UK farmers eclipsed by US and Dutch on productivity

Improving UK farming’s productivity has become “one of the biggest challenges of our age”, with a step-change needed both to stay competitive post-Brexit and to raise environmental standards.

According to the AHDB’s latest Horizon report – to be launched at today’s (3 January) Oxford Farming Conference – the UK is falling significantly behind its major competitors in terms of productivity.

Pace-setters such as the USA and the Netherlands are raising their agricultural productivity three times faster than the UK, says the report.

See also: Farm incomes could halve under bad Brexit deal, warns AHDB

While the UK has been limping along at 0.9% annual productivity growth, these other two countries have achieved growth rates of 3.2% and 3.5% respectively.

This has led to a “yawning productivity gap” – worth more than £4.3bn in lost GDP between 2000 and 2013.

What is productivity?

Productivity is the rate at which we convert inputs such as labour, land and water, into outputs.

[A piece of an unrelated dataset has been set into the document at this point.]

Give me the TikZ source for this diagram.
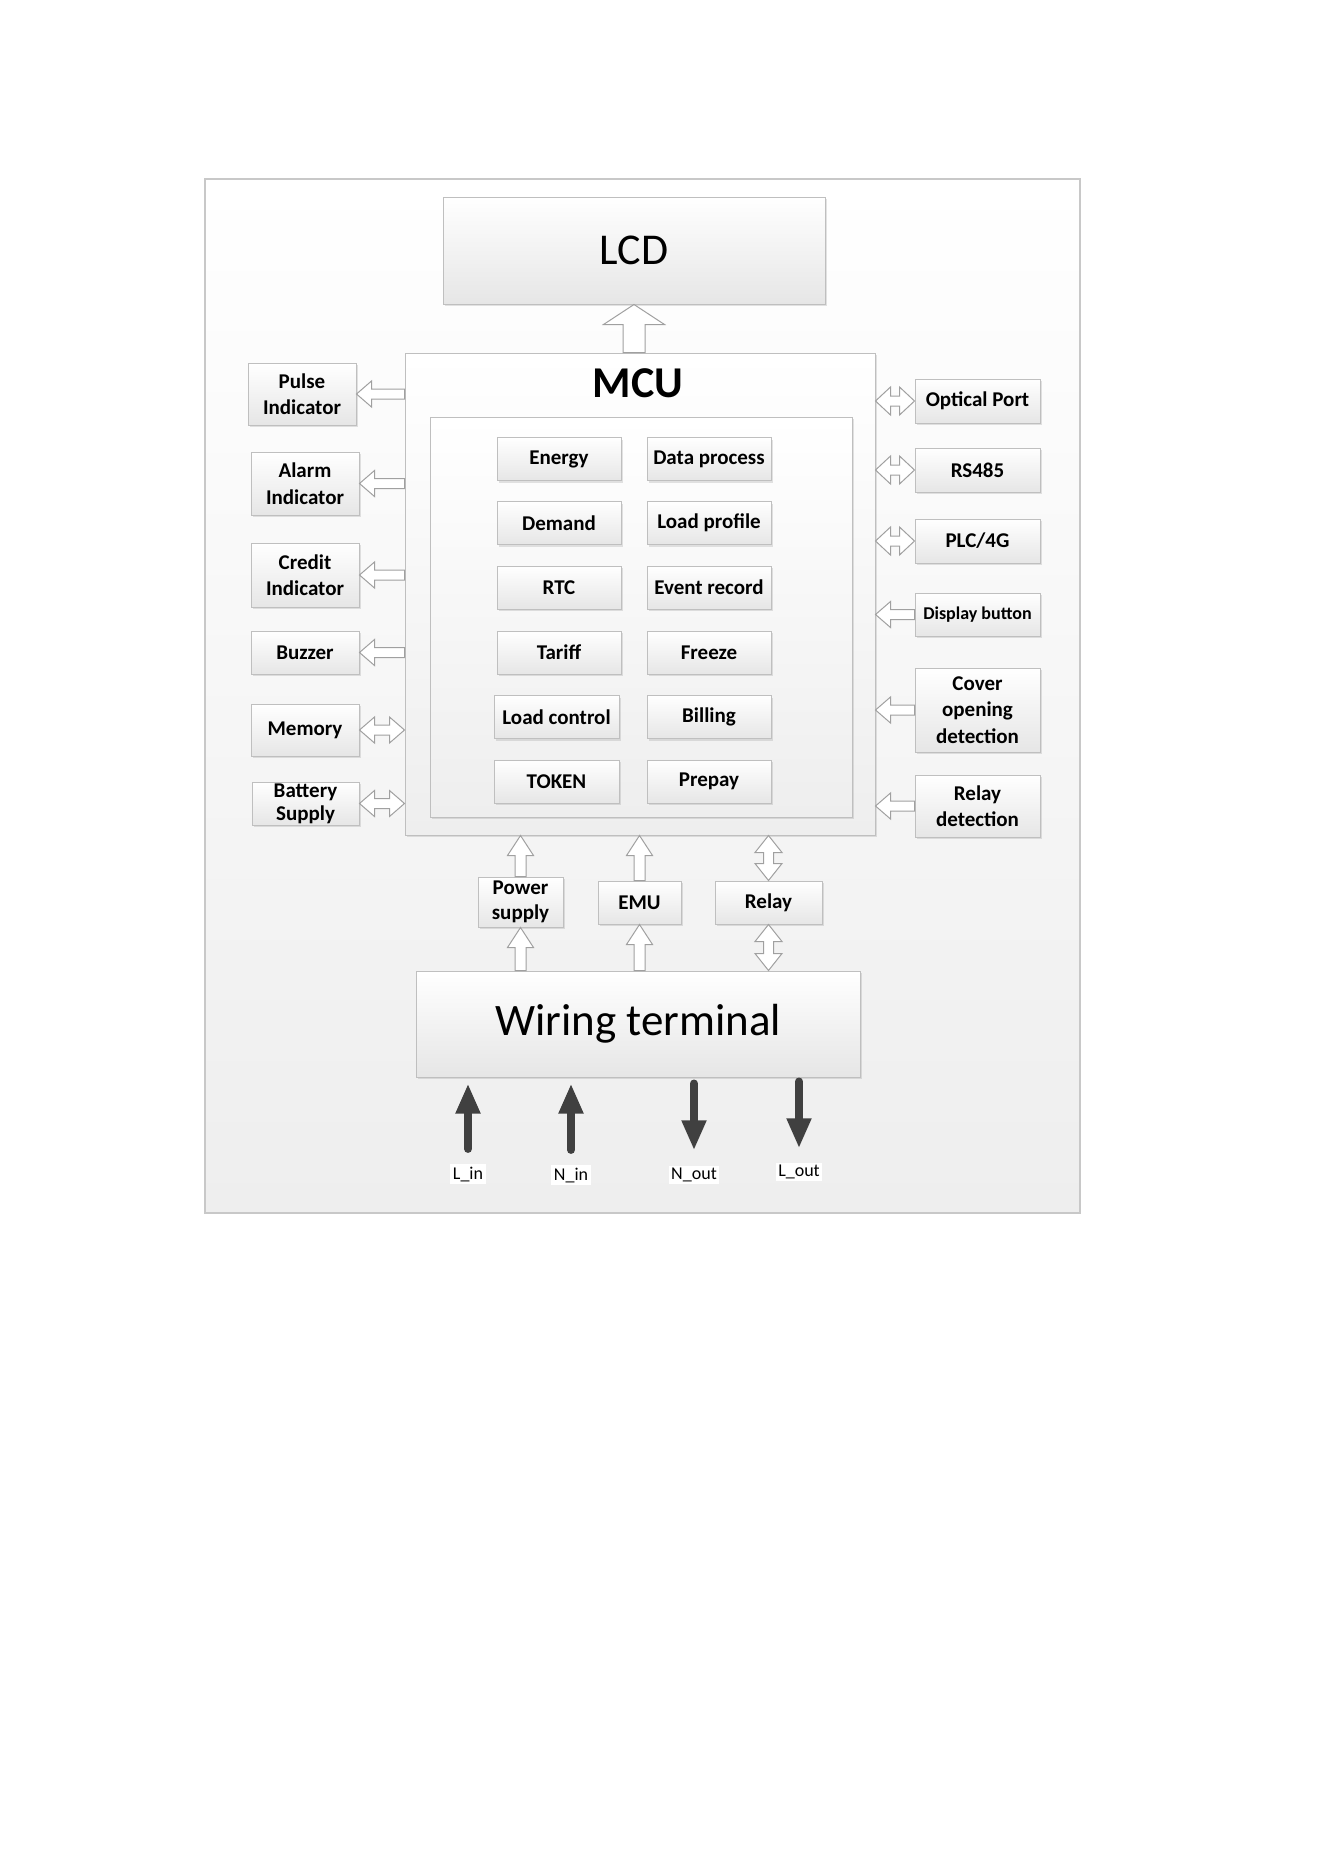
\documentclass[tikz,border=0pt]{standalone}
\usepackage{fontspec}
\setmainfont{Carlito}
\usetikzlibrary{calc,arrows.meta,shadows}
\definecolor{boxgray}{HTML}{BFBFBF}
\definecolor{boxbot}{HTML}{E6E6E6}
\definecolor{framegray}{HTML}{C8C8C8}
\definecolor{framebot}{HTML}{EEEEEE}
\definecolor{arrgray}{HTML}{A0A0A0}
\definecolor{darkarr}{HTML}{404040}
% single hollow block arrow: tail, tip, shaft half width, head half width, head length
\newcommand\hsingle[5]{%
  \coordinate (hb) at ($(#2)!#5!(#1)$);
  \path[harrow] ($(#1)!#3!90:(#2)$) -- ($(hb)!#3!-90:(#1)$) -- ($(hb)!#4!-90:(#1)$) -- (#2)
    -- ($(hb)!#4!90:(#1)$) -- ($(hb)!#3!90:(#1)$) -- ($(#1)!#3!-90:(#2)$) -- cycle;}
% double hollow block arrow
\newcommand\hdouble[5]{%
  \coordinate (ha) at ($(#1)!#5!(#2)$);
  \coordinate (hb) at ($(#2)!#5!(#1)$);
  \path[harrow] (#1) -- ($(ha)!#4!90:(#2)$) -- ($(ha)!#3!90:(#2)$) -- ($(hb)!#3!-90:(#1)$)
    -- ($(hb)!#4!-90:(#1)$) -- (#2) -- ($(hb)!#4!90:(#1)$) -- ($(hb)!#3!90:(#1)$)
    -- ($(ha)!#3!-90:(#2)$) -- ($(ha)!#4!-90:(#2)$) -- cycle;}
\begin{document}
\begin{tikzpicture}[x=1pt,y=-1pt,
  harrow/.style={draw=arrgray, fill=white, line width=1pt, line join=miter},
  box/.style={draw=boxgray, line width=1pt, top color=white, bottom color=boxbot,
    drop shadow={shadow xshift=2pt, shadow yshift=-2pt, opacity=0.22},
    inner sep=0pt, align=center, font=\bfseries\fontsize{21}{26.5}\selectfont},
  modbox/.style={box, minimum width=124pt, minimum height=43pt},
  lbox/.style={box, minimum width=108pt},
  rbox/.style={box, minimum width=125pt},
  lbl/.style={fill=white, inner sep=2.5pt, font=\fontsize{18}{20}\selectfont},
  darr/.style={draw=darkarr, line width=8pt, line cap=round, -{Triangle[width=23pt,length=30pt]}}
]
\useasboundingbox (0,0) rectangle (1324,1872);
\fill[white] (0,0) rectangle (1324,1872);
% outer frame
\path[draw=framegray, line width=1.5pt, top color=white, bottom color=framebot] (205,179) rectangle (1080,1213);

% main blocks
\node[box, minimum width=382pt, minimum height=107pt, font=\fontsize{44}{50}\selectfont] (lcd) at (634,250.5) {LCD};
\node[box, minimum width=470pt, minimum height=482pt, bottom color=framebot] (mcu) at (640,594) {};
\node[font=\bfseries\fontsize{44}{50}\selectfont] (mcut) at (638,383) {MCU};
\node[box, minimum width=422pt, minimum height=400pt, bottom color=framebot, drop shadow={opacity=0}] (inner) at (641,617) {};

% modules
\node[modbox] (energy)  at (559,459)   {Energy};
\node[modbox] (demand)  at (559,523)   {Demand};
\node[modbox] (rtc)     at (559,587.5) {RTC};
\node[modbox] (tariff)  at (559,652.5) {Tariff};
\node[modbox, minimum width=125pt] (loadc) at (556.5,717) {Load control};
\node[modbox, minimum width=125pt] (token) at (556.5,781.5) {TOKEN};
\node[modbox] (datap)   at (709,459)   {Data process};
\node[modbox] (loadp)   at (709,523)   {Load profile};
\node[modbox] (event)   at (709,587.5) {Event record};
\node[modbox] (freeze)  at (709,652.5) {Freeze};
\node[modbox] (billing) at (709,717)   {Billing};
\node[modbox] (prepay)  at (709,781.5) {Prepay};

% left peripherals
\node[lbox, minimum height=62pt] (pulse)   at (302,394)   {Pulse\\Indicator};
\node[lbox, minimum height=63pt] (alarm)   at (305,483.5) {Alarm\\Indicator};
\node[lbox, minimum height=64pt] (credit)  at (305,575)   {Credit\\Indicator};
\node[lbox, minimum height=43pt] (buzzer)  at (305,652.5) {Buzzer};
\node[lbox, minimum height=52pt] (memory)  at (305,730)   {Memory};
\node[lbox, minimum height=43pt, minimum width=107pt, font=\bfseries\fontsize{21}{23}\selectfont] (battery) at (305.5,803.5) {Battery\\Supply};

% right peripherals
\node[rbox, minimum height=44pt] (optical) at (977.5,401)   {Optical Port};
\node[rbox, minimum height=44pt] (rs485)   at (977.5,470)   {RS485};
\node[rbox, minimum height=44pt] (plc)     at (977.5,541)   {PLC/4G};
\node[rbox, minimum height=43pt, font=\bfseries\fontsize{18}{22}\selectfont] (display) at (977.5,614.5) {Display button};
\node[rbox, minimum height=84pt] (cover)   at (977.5,710)   {Cover\\opening\\detection};
\node[rbox, minimum height=62pt] (relayd)  at (977.5,806)   {Relay\\detection};

% bottom blocks
\node[box, minimum width=85pt, minimum height=50pt, font=\bfseries\fontsize{21}{25}\selectfont] (power) at (520.5,902) {Power\\supply};
\node[box, minimum width=83pt, minimum height=43pt] (emu) at (639.5,902.5) {EMU};
\node[box, minimum width=107pt, minimum height=43pt] (relay) at (768.5,902.5) {Relay};
\node[box, minimum width=444pt, minimum height=106pt, font=\fontsize{45}{50}\selectfont] (wiring) at (638,1024) {Wiring terminal};

% terminal labels
\node[lbl] (lin)  at (468,1174) {L\_in};
\node[lbl] (nin)  at (571,1175) {N\_in};
\node[lbl] (nout) at (694,1175) {N\_out};
\node[lbl] (lout) at (799,1172) {L\_out};

% hollow arrows: MCU -> LCD
\coordinate (c0) at (mcu.north -| lcd);
\hsingle{c0}{lcd.south}{11pt}{30.5pt}{20pt}
% MCU -> left indicators
\coordinate (c1) at (mcu.west |- pulse);   \hsingle{c1}{pulse.east}{5pt}{13pt}{15pt}
\coordinate (c2) at (mcu.west |- alarm);   \hsingle{c2}{alarm.east}{5pt}{13pt}{15pt}
\coordinate (c3) at (mcu.west |- credit);  \hsingle{c3}{credit.east}{5pt}{13pt}{15pt}
\coordinate (c4) at (mcu.west |- buzzer);  \hsingle{c4}{buzzer.east}{5pt}{13pt}{15pt}
\coordinate (c5) at (mcu.west |- memory);  \hdouble{memory.east}{c5}{5pt}{13pt}{15pt}
\coordinate (c6) at (mcu.west |- battery); \hdouble{battery.east}{c6}{5pt}{13pt}{15pt}
% right side
\coordinate (d1) at (mcu.east |- optical); \hdouble{d1}{optical.west}{5pt}{14pt}{15pt}
\coordinate (d2) at (mcu.east |- rs485);   \hdouble{d2}{rs485.west}{5pt}{14pt}{15pt}
\coordinate (d3) at (mcu.east |- plc);     \hdouble{d3}{plc.west}{5pt}{14pt}{15pt}
\coordinate (d4) at (mcu.east |- display); \hsingle{display.west}{d4}{5pt}{13pt}{15pt}
\coordinate (d5) at (mcu.east |- cover);   \hsingle{cover.west}{d5}{5pt}{13pt}{15pt}
\coordinate (d6) at (mcu.east |- relayd);  \hsingle{relayd.west}{d6}{5pt}{13pt}{15pt}
% bottom: blocks -> MCU
\coordinate (e1) at (mcu.south -| power);  \hsingle{power.north}{e1}{5.5pt}{13pt}{20pt}
\coordinate (e2) at (mcu.south -| emu);    \hsingle{emu.north}{e2}{5.5pt}{13pt}{20pt}
\coordinate (e3) at (mcu.south -| relay);  \hdouble{relay.north}{e3}{5pt}{13.5pt}{17pt}
% wiring -> blocks
\coordinate (f1) at (wiring.north -| power); \hsingle{f1}{power.south}{5.5pt}{13pt}{20pt}
\coordinate (f2) at (wiring.north -| emu);   \hsingle{f2}{emu.south}{5.5pt}{13pt}{20pt}
\coordinate (f3) at (wiring.north -| relay); \hdouble{relay.south}{f3}{5pt}{13.5pt}{17pt}

% dark power arrows
\draw[darr, shorten <=15pt, shorten >=6pt] (lin.north) -- (wiring.south -| lin);
\draw[darr, shorten <=15pt, shorten >=6pt] (nin.north) -- (wiring.south -| nin);
\draw[darr, shorten <=6pt, shorten >=15pt] (wiring.south -| nout) -- (nout.north);
\draw[darr, shorten <=4pt, shorten >=14pt] (wiring.south -| lout) -- (lout.north);
\end{tikzpicture}
\end{document}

Higher levels of productivity are the result of producing more output from less input.

According to the report, two major factors are holding the UK back.

The first is the fact that, even though spending on research and development is quite healthy, at £490m, it is heavily skewed towards “blue sky” rather than “near market” research, and is too fragmented.

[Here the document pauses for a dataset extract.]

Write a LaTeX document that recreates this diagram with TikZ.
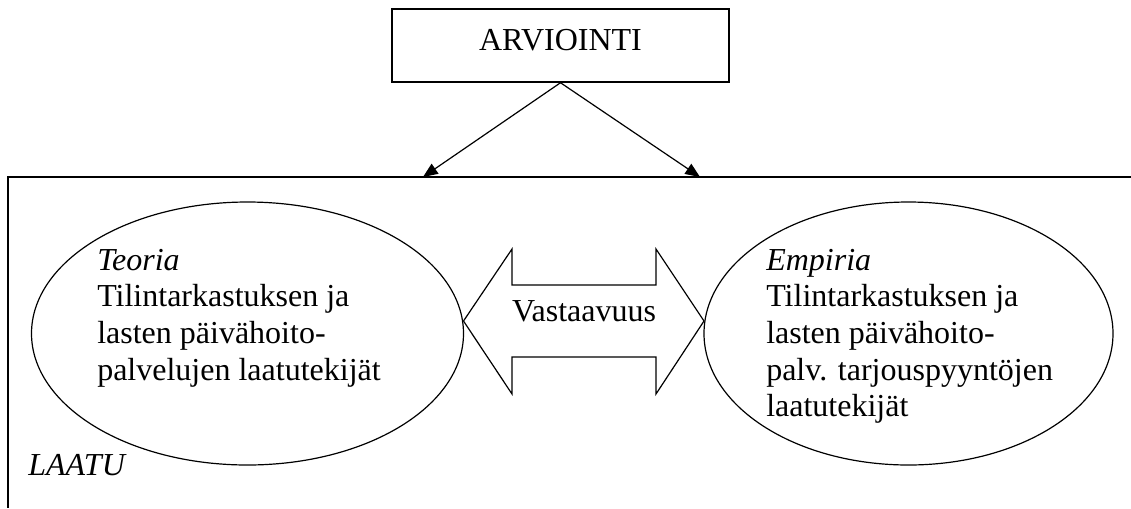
\documentclass[tikz,border=0pt]{standalone}
\usepackage{fontspec}
\setmainfont{Liberation Serif}
\usetikzlibrary{arrows.meta,shapes.geometric}
\begin{document}
\begin{tikzpicture}[x=0.75pt,y=-0.75pt,
  txt/.style={font=\fontsize{24}{27.5}\selectfont, inner sep=0pt},
  topbox/.style={draw, line width=1.1pt, minimum width=252.75pt, minimum height=54.75pt,
    inner sep=0pt, font=\fontsize{24}{27.5}\selectfont, text depth=8.1pt},
  oval/.style={draw, ellipse, line width=0.9pt, inner sep=0pt, minimum height=197.25pt},
  arr/.style={-{Triangle[length=11pt,width=9pt]}, line width=0.9pt},
  frameline/.style={line width=1.1pt},
  bothway/.style={draw, line width=0.9pt, line join=miter}]
\useasboundingbox (0,0) rectangle (1131,508);

% evaluation box and the two arrows down to the quality frame
\node[topbox] (arv) at (560.5,45.5) {ARVIOINTI};
\coordinate (ta) at (423,177);
\coordinate (tb) at (700,177);
\draw[arr] (arv.south) -- (ta);
\draw[arr] (arv.south) -- (tb);

% quality frame, open to the right and bottom
\coordinate (fr) at (1131,177);
\coordinate (fc) at (8,177);
\coordinate (fb) at (8,508);
\draw[frameline] (fr) -- (fc) -- (fb);

% theory and empirical ovals
\node[oval, minimum width=324pt] (teoria) at (247.5,333.5) {};
\node[oval, minimum width=306.75pt] (empiria) at (908.5,333.5) {};

% multi-line nodes: the base anchor sits on the last line
\node[txt, anchor=base west, align=left] (teoriatxt) at (97,380)
  {\textit{Teoria}\\Tilintarkastuksen ja\\lasten päivähoito-\\palvelujen laatutekijät};
\node[txt, anchor=base west, align=left] (empiriatxt) at (766,416.7)
  {\textit{Empiria}\\Tilintarkastuksen ja\\lasten päivähoito-\\palv. tarjouspyyntöjen\\laatutekijät};

% two-headed block arrow between the ovals
\coordinate (lt) at (463.5,321);
\coordinate (rt) at (704,321);
\draw[bothway] (lt) -- (512,249) -- (512,285) -- (656,285) -- (656,249) -- (rt)
  -- (656,394) -- (656,357) -- (512,357) -- (512,394) -- cycle;
\node[txt, anchor=base] (vast) at (584,321) {Vastaavuus};

% frame label
\node[txt, anchor=base west] (laatu) at (28,475) {\textit{LAATU}};
\end{tikzpicture}
\end{document}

The second is a lack of skills, with British farmers and growers underinvesting in their skills base, compared with other countries.

Revolution

To remedy this, the AHDB is calling for a “revolution in agricultural productivity”, and has laid out a five-point plan, based on a new collaborative approach (see panel below).

Writing in the foreword to the report, AHDB chief strategy officer Tom Hind is optimistic that, if industry, academia and training providers join forces, productivity growth can be achieved.

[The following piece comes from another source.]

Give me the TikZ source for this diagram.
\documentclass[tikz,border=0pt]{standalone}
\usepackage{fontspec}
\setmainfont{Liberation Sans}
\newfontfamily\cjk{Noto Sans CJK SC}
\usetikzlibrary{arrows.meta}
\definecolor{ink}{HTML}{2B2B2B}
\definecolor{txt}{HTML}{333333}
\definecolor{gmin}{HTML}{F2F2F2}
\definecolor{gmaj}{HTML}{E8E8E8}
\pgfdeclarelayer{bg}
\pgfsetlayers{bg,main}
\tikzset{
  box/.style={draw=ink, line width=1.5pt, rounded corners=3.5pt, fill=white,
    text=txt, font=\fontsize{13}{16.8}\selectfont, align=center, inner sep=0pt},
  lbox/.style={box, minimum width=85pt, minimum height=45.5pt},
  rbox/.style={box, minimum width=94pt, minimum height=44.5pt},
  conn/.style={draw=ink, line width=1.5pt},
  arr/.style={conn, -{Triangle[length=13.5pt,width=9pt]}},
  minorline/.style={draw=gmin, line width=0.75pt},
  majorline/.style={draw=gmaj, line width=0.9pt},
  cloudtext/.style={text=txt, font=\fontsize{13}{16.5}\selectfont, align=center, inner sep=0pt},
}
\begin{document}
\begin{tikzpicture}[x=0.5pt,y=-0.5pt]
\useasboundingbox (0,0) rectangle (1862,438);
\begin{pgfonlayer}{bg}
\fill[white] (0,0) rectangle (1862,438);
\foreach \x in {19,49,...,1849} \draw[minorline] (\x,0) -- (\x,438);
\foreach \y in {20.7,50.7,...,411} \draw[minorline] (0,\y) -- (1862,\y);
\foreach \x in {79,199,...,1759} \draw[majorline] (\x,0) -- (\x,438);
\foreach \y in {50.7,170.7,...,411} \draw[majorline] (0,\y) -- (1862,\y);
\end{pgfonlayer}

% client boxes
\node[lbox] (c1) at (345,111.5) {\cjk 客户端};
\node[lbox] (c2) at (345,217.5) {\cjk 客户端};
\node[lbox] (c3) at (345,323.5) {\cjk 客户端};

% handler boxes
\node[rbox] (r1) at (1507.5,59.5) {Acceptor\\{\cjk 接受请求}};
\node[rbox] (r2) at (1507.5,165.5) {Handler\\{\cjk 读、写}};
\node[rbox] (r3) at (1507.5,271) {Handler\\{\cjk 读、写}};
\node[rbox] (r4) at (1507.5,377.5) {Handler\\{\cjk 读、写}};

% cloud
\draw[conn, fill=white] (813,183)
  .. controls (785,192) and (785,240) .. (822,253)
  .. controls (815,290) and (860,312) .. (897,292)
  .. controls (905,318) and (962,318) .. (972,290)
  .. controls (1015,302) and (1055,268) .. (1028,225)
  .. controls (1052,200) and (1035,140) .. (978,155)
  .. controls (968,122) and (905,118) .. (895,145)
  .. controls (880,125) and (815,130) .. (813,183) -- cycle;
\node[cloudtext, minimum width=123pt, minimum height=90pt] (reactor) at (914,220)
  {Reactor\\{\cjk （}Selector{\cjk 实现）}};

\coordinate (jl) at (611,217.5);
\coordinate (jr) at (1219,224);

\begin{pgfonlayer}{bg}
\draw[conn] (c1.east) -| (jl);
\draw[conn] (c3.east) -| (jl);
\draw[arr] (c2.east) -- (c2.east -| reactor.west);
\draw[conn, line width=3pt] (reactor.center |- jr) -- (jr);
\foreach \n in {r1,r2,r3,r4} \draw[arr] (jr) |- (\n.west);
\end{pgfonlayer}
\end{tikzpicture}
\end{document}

“This is of critical importance for two fundamental reasons,” he says. “Firstly, productivity plays a significant part in our industry’s overall competitiveness, which is critical if we want to operate in increasingly globalised markets.

“This matters both because we want our industry to seize market opportunities at home and abroad, and because we want the industry to become less dependent on direct support as we move away from the Common Agricultural Policy.”

The second reason is that productivity is also a key driver in overcoming environmental challenges.

According to the report, techniques that are associated with productivity growth, such as precision farming and soil management, also benefit the environment.

“Productivity and environmental responsibility go hand in hand,” says Mr Hind.

The AHDB Horizon report “Driving productivity growth together” will be launched at an Oxford Farming Conference fringe event at 3.15pm on Wednesday 3 January.